Antimicrobial resistance (AMR) is a global political and patient safety issue. With ongoing strategic interventions to improve the shape of UK postgraduate clinical training, ensuring that all clinicians have appropriate knowledge and practical skills in the area of AMR is essential. To assess this, a cross-sectional analysis was undertaken of the coverage and quality of antimicrobial stewardship (AMS)/AMR within UK postgraduate clinical training curricula.

Methods

UK clinical specialty training curricula were identified. Topics and individual learning points relating to AMS or AMR were extracted for each specialty. Learning points were quality assessed against the expected level of clinical competence.
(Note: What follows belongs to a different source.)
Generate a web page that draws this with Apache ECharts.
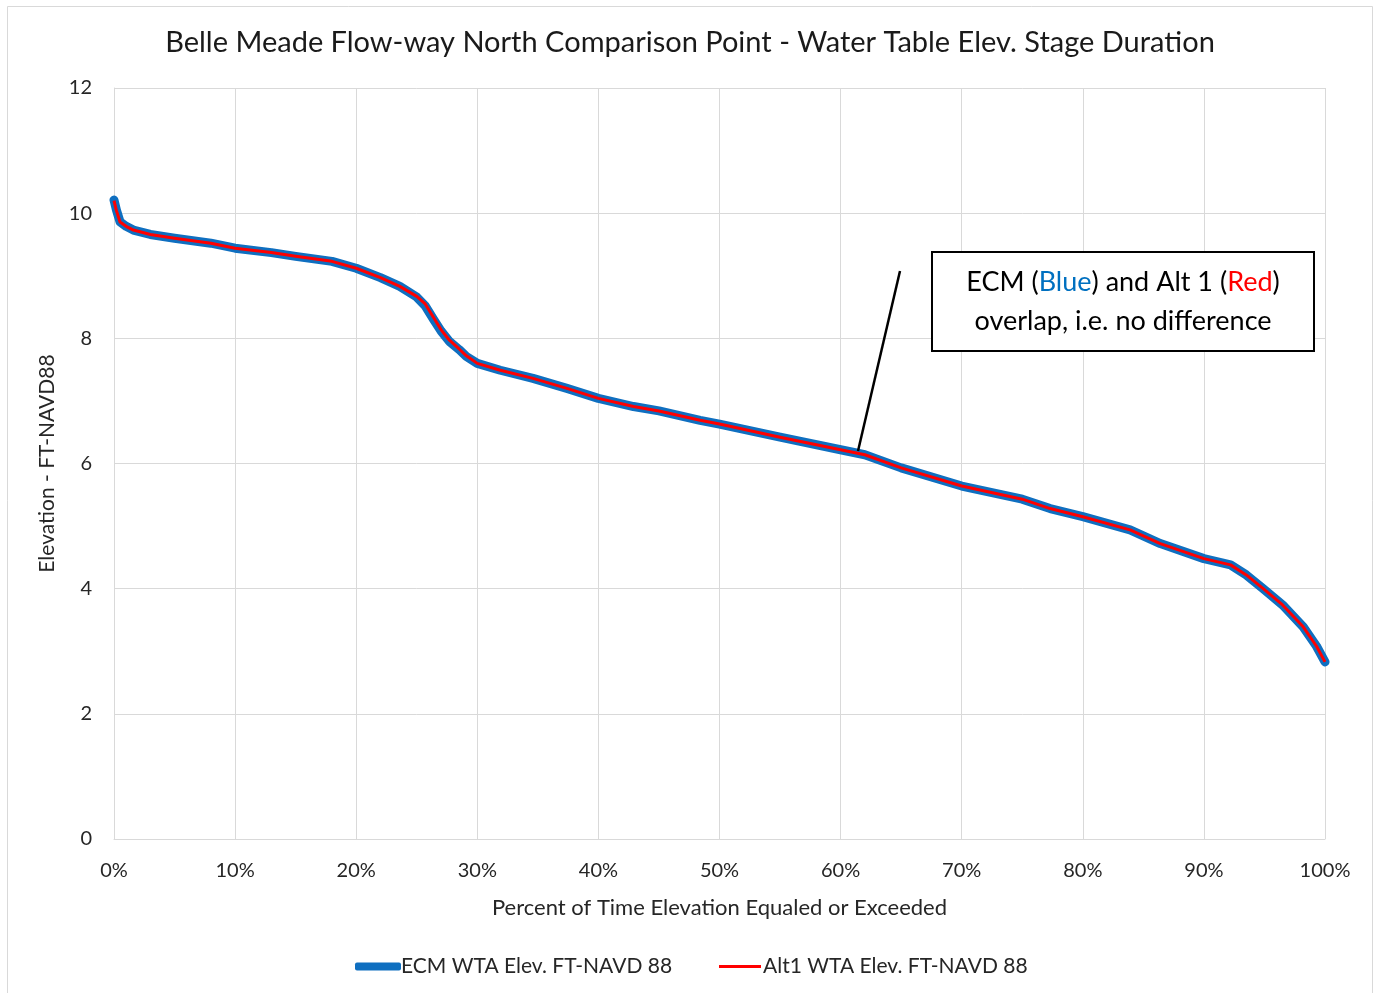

Inter-specialty analysis was performed.

Results

Overall 37 specialties were assessed, equating to 2318 topics and 42 527 learning points. Of these, 8/2318 (0.3%) topics and 184/42 527 (0.4%) learning points were related to AMS/AMR. Infectious diseases represented all eight topics and 43/184 (23%) of the learning points. In contrast, primary care, which is responsible for the highest proportion of antimicrobial usage, had no topics and only 2/1368 (0.15%) of the AMS/AMR learning points. This paucity of representation was reflected across most of the remaining specialties. On quality assessment, the majority of learning points (111/184; 60%) required knowledge only, with no demonstration of behaviour in clinical practice required.

Conclusions

Coverage of AMS/AMR is poor across the majority of UK postgraduate clinical training curricula, with little depth of learning required. Given the threat of AMR, and evolving changes in clinical training pathways, we call for cross-specialty action to address this current lack of engagement.